_Available data_.
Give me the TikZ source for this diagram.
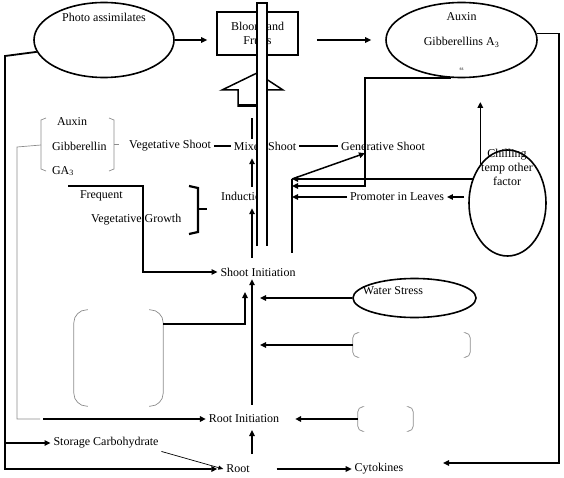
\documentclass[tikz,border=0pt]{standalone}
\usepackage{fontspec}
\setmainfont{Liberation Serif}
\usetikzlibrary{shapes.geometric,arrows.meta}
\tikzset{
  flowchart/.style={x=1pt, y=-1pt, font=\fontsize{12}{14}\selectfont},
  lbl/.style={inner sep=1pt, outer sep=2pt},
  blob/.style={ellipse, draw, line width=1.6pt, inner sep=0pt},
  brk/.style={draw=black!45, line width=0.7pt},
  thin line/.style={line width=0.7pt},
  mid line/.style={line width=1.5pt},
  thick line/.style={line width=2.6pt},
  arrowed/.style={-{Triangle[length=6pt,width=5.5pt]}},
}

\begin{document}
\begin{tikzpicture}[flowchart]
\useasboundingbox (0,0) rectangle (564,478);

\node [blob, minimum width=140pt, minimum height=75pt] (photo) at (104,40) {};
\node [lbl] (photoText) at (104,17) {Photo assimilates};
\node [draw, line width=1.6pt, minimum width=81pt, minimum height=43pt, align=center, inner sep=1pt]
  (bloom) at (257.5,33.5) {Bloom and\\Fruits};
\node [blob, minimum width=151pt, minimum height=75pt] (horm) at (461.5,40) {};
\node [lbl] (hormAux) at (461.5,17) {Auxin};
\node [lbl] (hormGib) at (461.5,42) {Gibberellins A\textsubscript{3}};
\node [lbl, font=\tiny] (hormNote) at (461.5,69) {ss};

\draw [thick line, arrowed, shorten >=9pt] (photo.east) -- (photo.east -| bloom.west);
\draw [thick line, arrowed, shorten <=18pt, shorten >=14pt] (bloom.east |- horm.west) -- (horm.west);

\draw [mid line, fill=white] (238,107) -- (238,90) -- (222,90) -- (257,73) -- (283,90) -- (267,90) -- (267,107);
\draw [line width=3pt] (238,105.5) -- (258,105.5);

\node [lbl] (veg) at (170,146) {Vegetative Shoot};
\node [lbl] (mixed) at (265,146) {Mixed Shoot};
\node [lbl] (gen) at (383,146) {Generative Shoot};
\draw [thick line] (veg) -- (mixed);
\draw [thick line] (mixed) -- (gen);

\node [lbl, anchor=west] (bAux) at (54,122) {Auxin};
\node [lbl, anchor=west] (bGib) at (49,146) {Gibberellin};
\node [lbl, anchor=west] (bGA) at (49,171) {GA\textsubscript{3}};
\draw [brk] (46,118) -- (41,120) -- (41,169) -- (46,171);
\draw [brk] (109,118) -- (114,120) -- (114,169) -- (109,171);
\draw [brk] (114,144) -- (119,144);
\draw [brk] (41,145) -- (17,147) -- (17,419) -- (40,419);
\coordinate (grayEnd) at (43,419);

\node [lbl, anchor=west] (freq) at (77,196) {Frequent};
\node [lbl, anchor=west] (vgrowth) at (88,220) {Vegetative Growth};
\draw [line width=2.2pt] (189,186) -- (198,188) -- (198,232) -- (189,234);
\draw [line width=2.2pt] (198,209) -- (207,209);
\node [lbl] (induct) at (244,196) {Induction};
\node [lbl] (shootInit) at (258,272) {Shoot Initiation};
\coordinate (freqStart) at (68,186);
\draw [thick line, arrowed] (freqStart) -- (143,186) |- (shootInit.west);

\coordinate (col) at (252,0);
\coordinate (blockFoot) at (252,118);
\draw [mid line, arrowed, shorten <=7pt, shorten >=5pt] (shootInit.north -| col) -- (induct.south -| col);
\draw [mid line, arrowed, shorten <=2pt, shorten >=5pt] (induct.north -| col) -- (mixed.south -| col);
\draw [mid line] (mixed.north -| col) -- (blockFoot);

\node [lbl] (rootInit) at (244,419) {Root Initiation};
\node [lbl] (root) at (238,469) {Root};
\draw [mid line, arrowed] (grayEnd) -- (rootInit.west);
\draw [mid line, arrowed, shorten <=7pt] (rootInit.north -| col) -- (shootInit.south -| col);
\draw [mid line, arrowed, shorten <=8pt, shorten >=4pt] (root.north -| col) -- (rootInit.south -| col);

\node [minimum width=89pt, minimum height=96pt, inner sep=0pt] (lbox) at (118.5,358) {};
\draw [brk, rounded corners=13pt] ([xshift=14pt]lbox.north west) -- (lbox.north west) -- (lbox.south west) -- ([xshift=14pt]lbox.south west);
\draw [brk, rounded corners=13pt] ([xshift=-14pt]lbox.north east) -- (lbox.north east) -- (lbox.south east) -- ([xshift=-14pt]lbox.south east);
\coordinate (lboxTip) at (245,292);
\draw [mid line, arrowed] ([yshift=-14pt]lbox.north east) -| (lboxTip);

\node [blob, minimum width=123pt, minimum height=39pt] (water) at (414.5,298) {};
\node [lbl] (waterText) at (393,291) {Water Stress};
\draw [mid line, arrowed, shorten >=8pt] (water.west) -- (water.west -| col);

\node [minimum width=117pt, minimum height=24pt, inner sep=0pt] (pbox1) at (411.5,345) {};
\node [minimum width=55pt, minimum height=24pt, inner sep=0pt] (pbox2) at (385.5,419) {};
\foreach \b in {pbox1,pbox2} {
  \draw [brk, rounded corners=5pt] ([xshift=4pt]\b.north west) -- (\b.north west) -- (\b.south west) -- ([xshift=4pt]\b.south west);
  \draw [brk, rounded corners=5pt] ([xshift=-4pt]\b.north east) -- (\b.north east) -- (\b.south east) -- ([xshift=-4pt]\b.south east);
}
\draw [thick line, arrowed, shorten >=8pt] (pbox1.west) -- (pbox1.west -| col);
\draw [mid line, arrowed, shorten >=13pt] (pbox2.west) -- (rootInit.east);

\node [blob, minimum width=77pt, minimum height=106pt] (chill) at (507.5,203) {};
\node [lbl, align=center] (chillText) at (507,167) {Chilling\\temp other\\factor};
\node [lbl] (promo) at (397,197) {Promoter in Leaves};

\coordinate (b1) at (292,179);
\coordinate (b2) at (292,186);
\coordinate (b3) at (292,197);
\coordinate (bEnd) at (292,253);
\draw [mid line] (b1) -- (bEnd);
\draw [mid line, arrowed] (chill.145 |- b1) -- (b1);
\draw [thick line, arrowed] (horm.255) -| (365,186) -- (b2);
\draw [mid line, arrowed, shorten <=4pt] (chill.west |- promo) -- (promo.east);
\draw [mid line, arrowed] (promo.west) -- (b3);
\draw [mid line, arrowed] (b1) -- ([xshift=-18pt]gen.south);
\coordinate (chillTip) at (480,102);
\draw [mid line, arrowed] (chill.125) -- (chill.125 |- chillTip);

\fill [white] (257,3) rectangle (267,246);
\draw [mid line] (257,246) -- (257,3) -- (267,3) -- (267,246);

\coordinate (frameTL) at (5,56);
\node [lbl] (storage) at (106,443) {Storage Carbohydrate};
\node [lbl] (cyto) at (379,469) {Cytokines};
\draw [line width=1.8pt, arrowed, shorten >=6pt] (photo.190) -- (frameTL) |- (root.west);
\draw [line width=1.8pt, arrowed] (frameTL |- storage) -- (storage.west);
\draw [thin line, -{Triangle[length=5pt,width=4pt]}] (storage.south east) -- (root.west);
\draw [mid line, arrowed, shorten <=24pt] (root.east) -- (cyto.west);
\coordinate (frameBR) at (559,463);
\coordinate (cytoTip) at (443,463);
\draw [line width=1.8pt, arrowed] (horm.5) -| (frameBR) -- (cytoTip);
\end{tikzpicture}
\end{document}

_Stated problem_.
Each line of the data is to be duplicated exactly; pictures stay out of the copy.

_The answer_.
Give me the TikZ source for this diagram.
\documentclass[tikz,border=0pt]{standalone}
\usepackage{fontspec}
\setmainfont{Liberation Serif}
\usetikzlibrary{shapes.geometric,arrows.meta}
\tikzset{
  flowchart/.style={x=1pt, y=-1pt, font=\fontsize{12}{14}\selectfont},
  lbl/.style={inner sep=1pt, outer sep=2pt},
  blob/.style={ellipse, draw, line width=1.6pt, inner sep=0pt},
  brk/.style={draw=black!45, line width=0.7pt},
  thin line/.style={line width=0.7pt},
  mid line/.style={line width=1.5pt},
  thick line/.style={line width=2.6pt},
  arrowed/.style={-{Triangle[length=6pt,width=5.5pt]}},
}

\begin{document}
\begin{tikzpicture}[flowchart]
\useasboundingbox (0,0) rectangle (564,478);

\node [blob, minimum width=140pt, minimum height=75pt] (photo) at (104,40) {};
\node [lbl] (photoText) at (104,17) {Photo assimilates};
\node [draw, line width=1.6pt, minimum width=81pt, minimum height=43pt, align=center, inner sep=1pt]
  (bloom) at (257.5,33.5) {Bloom and\\Fruits};
\node [blob, minimum width=151pt, minimum height=75pt] (horm) at (461.5,40) {};
\node [lbl] (hormAux) at (461.5,17) {Auxin};
\node [lbl] (hormGib) at (461.5,42) {Gibberellins A\textsubscript{3}};
\node [lbl, font=\tiny] (hormNote) at (461.5,69) {ss};

\draw [thick line, arrowed, shorten >=9pt] (photo.east) -- (photo.east -| bloom.west);
\draw [thick line, arrowed, shorten <=18pt, shorten >=14pt] (bloom.east |- horm.west) -- (horm.west);

\draw [mid line, fill=white] (238,107) -- (238,90) -- (222,90) -- (257,73) -- (283,90) -- (267,90) -- (267,107);
\draw [line width=3pt] (238,105.5) -- (258,105.5);

\node [lbl] (veg) at (170,146) {Vegetative Shoot};
\node [lbl] (mixed) at (265,146) {Mixed Shoot};
\node [lbl] (gen) at (383,146) {Generative Shoot};
\draw [thick line] (veg) -- (mixed);
\draw [thick line] (mixed) -- (gen);

\node [lbl, anchor=west] (bAux) at (54,122) {Auxin};
\node [lbl, anchor=west] (bGib) at (49,146) {Gibberellin};
\node [lbl, anchor=west] (bGA) at (49,171) {GA\textsubscript{3}};
\draw [brk] (46,118) -- (41,120) -- (41,169) -- (46,171);
\draw [brk] (109,118) -- (114,120) -- (114,169) -- (109,171);
\draw [brk] (114,144) -- (119,144);
\draw [brk] (41,145) -- (17,147) -- (17,419) -- (40,419);
\coordinate (grayEnd) at (43,419);

\node [lbl, anchor=west] (freq) at (77,196) {Frequent};
\node [lbl, anchor=west] (vgrowth) at (88,220) {Vegetative Growth};
\draw [line width=2.2pt] (189,186) -- (198,188) -- (198,232) -- (189,234);
\draw [line width=2.2pt] (198,209) -- (207,209);
\node [lbl] (induct) at (244,196) {Induction};
\node [lbl] (shootInit) at (258,272) {Shoot Initiation};
\coordinate (freqStart) at (68,186);
\draw [thick line, arrowed] (freqStart) -- (143,186) |- (shootInit.west);

\coordinate (col) at (252,0);
\coordinate (blockFoot) at (252,118);
\draw [mid line, arrowed, shorten <=7pt, shorten >=5pt] (shootInit.north -| col) -- (induct.south -| col);
\draw [mid line, arrowed, shorten <=2pt, shorten >=5pt] (induct.north -| col) -- (mixed.south -| col);
\draw [mid line] (mixed.north -| col) -- (blockFoot);

\node [lbl] (rootInit) at (244,419) {Root Initiation};
\node [lbl] (root) at (238,469) {Root};
\draw [mid line, arrowed] (grayEnd) -- (rootInit.west);
\draw [mid line, arrowed, shorten <=7pt] (rootInit.north -| col) -- (shootInit.south -| col);
\draw [mid line, arrowed, shorten <=8pt, shorten >=4pt] (root.north -| col) -- (rootInit.south -| col);

\node [minimum width=89pt, minimum height=96pt, inner sep=0pt] (lbox) at (118.5,358) {};
\draw [brk, rounded corners=13pt] ([xshift=14pt]lbox.north west) -- (lbox.north west) -- (lbox.south west) -- ([xshift=14pt]lbox.south west);
\draw [brk, rounded corners=13pt] ([xshift=-14pt]lbox.north east) -- (lbox.north east) -- (lbox.south east) -- ([xshift=-14pt]lbox.south east);
\coordinate (lboxTip) at (245,292);
\draw [mid line, arrowed] ([yshift=-14pt]lbox.north east) -| (lboxTip);

\node [blob, minimum width=123pt, minimum height=39pt] (water) at (414.5,298) {};
\node [lbl] (waterText) at (393,291) {Water Stress};
\draw [mid line, arrowed, shorten >=8pt] (water.west) -- (water.west -| col);

\node [minimum width=117pt, minimum height=24pt, inner sep=0pt] (pbox1) at (411.5,345) {};
\node [minimum width=55pt, minimum height=24pt, inner sep=0pt] (pbox2) at (385.5,419) {};
\foreach \b in {pbox1,pbox2} {
  \draw [brk, rounded corners=5pt] ([xshift=4pt]\b.north west) -- (\b.north west) -- (\b.south west) -- ([xshift=4pt]\b.south west);
  \draw [brk, rounded corners=5pt] ([xshift=-4pt]\b.north east) -- (\b.north east) -- (\b.south east) -- ([xshift=-4pt]\b.south east);
}
\draw [thick line, arrowed, shorten >=8pt] (pbox1.west) -- (pbox1.west -| col);
\draw [mid line, arrowed, shorten >=13pt] (pbox2.west) -- (rootInit.east);

\node [blob, minimum width=77pt, minimum height=106pt] (chill) at (507.5,203) {};
\node [lbl, align=center] (chillText) at (507,167) {Chilling\\temp other\\factor};
\node [lbl] (promo) at (397,197) {Promoter in Leaves};

\coordinate (b1) at (292,179);
\coordinate (b2) at (292,186);
\coordinate (b3) at (292,197);
\coordinate (bEnd) at (292,253);
\draw [mid line] (b1) -- (bEnd);
\draw [mid line, arrowed] (chill.145 |- b1) -- (b1);
\draw [thick line, arrowed] (horm.255) -| (365,186) -- (b2);
\draw [mid line, arrowed, shorten <=4pt] (chill.west |- promo) -- (promo.east);
\draw [mid line, arrowed] (promo.west) -- (b3);
\draw [mid line, arrowed] (b1) -- ([xshift=-18pt]gen.south);
\coordinate (chillTip) at (480,102);
\draw [mid line, arrowed] (chill.125) -- (chill.125 |- chillTip);

\fill [white] (257,3) rectangle (267,246);
\draw [mid line] (257,246) -- (257,3) -- (267,3) -- (267,246);

\coordinate (frameTL) at (5,56);
\node [lbl] (storage) at (106,443) {Storage Carbohydrate};
\node [lbl] (cyto) at (379,469) {Cytokines};
\draw [line width=1.8pt, arrowed, shorten >=6pt] (photo.190) -- (frameTL) |- (root.west);
\draw [line width=1.8pt, arrowed] (frameTL |- storage) -- (storage.west);
\draw [thin line, -{Triangle[length=5pt,width=4pt]}] (storage.south east) -- (root.west);
\draw [mid line, arrowed, shorten <=24pt] (root.east) -- (cyto.west);
\coordinate (frameBR) at (559,463);
\coordinate (cytoTip) at (443,463);
\draw [line width=1.8pt, arrowed] (horm.5) -| (frameBR) -- (cytoTip);
\end{tikzpicture}
\end{document}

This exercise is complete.